Neste mês de abril, onde comemora-se tantos momentos ímpares para a memória histórica do povo brasileiro como: a Semana Santa, uma tradição religiosa cristã que celebra a Paixão, a Morte e a Ressurreição de Jesus Cristo; o dia dos Povos Indígenas e o dia alusivo a Joaquim José da Silva Xavier, mais conhecido como Tiradentes, é interessante constatar que essas datas, por vezes, passam de largo ou não deixaram uma utopia como possibilidades de mudança de mundo para milhares de pessoas que vivem em extrema pobreza, que não tem o que comer ou passam fome hoje no Brasil.
A partir de MARCEL MAZOYER & LAURENCE ROUDART ao escreverem sobre a história das agriculturas no mundo e reafirmarem a importância de sermos gratos “a todos os agricultores que têm feito o mundo em que vivemos”, temos na contemporaneidade uma responsabilidade de mostrar à nossa sociedade que luta contra séculos de heranças sociais de uma colonização eurocêntrica – machismo, racismo, transfobia, escravidão, entre outras, as contribuições das mulheres transexuais e travestis em espaços rurais/campo, na produção de alimentos que chegam à mesa de centenas de pessoas todos os dias.
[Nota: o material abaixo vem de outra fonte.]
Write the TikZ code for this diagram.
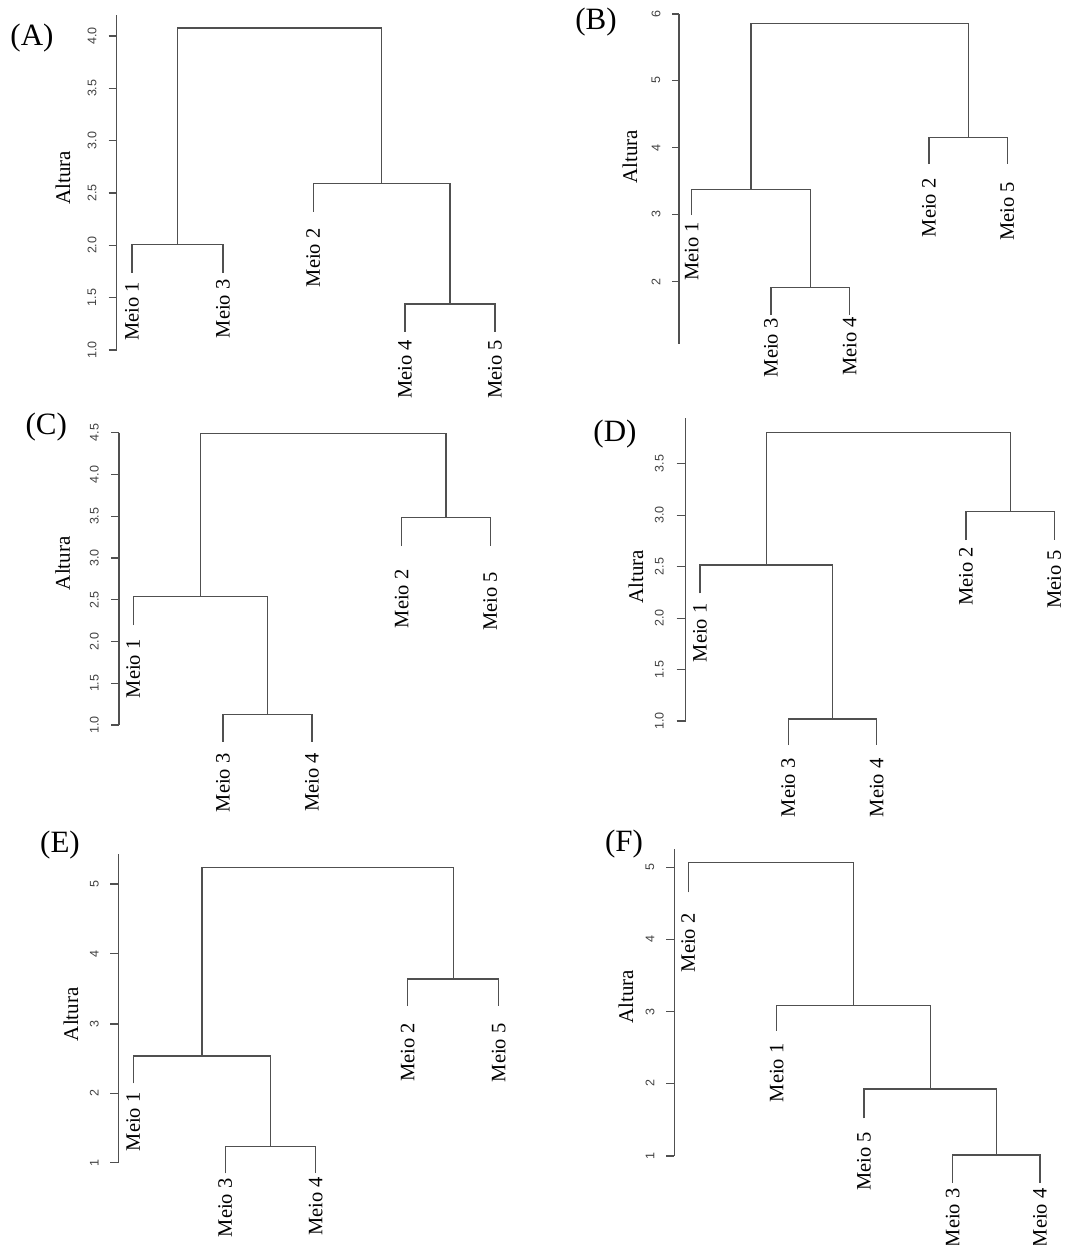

Ações essas que continuam encobertas em nosso país, silenciadas nos debates políticos nas casas legislativas (casa do povo), formadas em sua maioria por homens cisgêneros, brancos e pertencentes à elite econômica brasileira e defensores da família nuclear. Torna-se urgente quebrarmos esse silêncio, procurar fendas que faça entrar, invadir nos espaços sociais uma reflexão conceitual sobre sexualidade, aspectos socioculturais, diferenças e desigualdade com interpretação de textos, falas e interações num convívio saudável e respeitoso com as mulheres trans e travestis, parcela da população brasileira, invisibilizada duas vezes mais; em primeiro lugar por não se sentirem adequadas ao gênero que receberam no nascimento e em segundo, são estigmatizadas “pelo preconceito de lugar” (por morarem em espaços rurais). Além de verificar as dificuldades enfrentadas por essas mulheres transexuais e travestis a partir de contextos diversos, em especial a (con)vivência no campo enquanto território onde as mesmas demonstram representatividade no mercado de trabalho – trabalhando na agricultura de subsistência, buscarmos ampliar o debate sobre a transexualidade, especialmente, acerca da utilização do nome social (terem acesso ao uso do nome social que possui proteção legal, logo, desrespeitar esse direito pode ser considerado crime e sofrer sanções), e refletir sobre os estereótipos, os preconceitos e as discriminações vivenciadas constantemente por essas mulheres. Além de atravessarmos as fronteiras para a necessidade de maior reconhecimento e de ampliação ao acesso de políticas públicas voltadas para mulheres transexuais/travesti em espaços rurais nos municípios do nosso país, como forma de garantir a cidadania plena, àquelas que colocam a “cara no sol” todos os dias.
Na atmosfera desse cenário de fome e exclusão dos pobres em um Brasil rico em produção de alimentos, refém do agrobusiness, mulheres transexuais/travesti em espaços rurais estão dando contribuições significativas na produção de alimentos e no combate à fome. Muito das hortaliças que chegam à mesa dos consumidores brasileiros é proveniente da agricultura desenvolvida por “elas”, moradoras da zona rural das áreas territoriais dos 5.568 municípios brasileiros. Mulheres trans e travestis que optaram pelo caminho inverso de suas semelhantes, moradoras das grandes cidades, que buscam na noite, no mundo underground sua sobrevivência.
No país que ainda mais mata pessoas trans e travestis em todo o mundo, marcado pela polarização e ódio entre a direita e esquerda política nesses últimos anos, é preciso dar maior atenção na construção da identidade dessas Marias – mulheres, demolindo o preconceito que dificulta suas inserções no mercado de trabalho formal.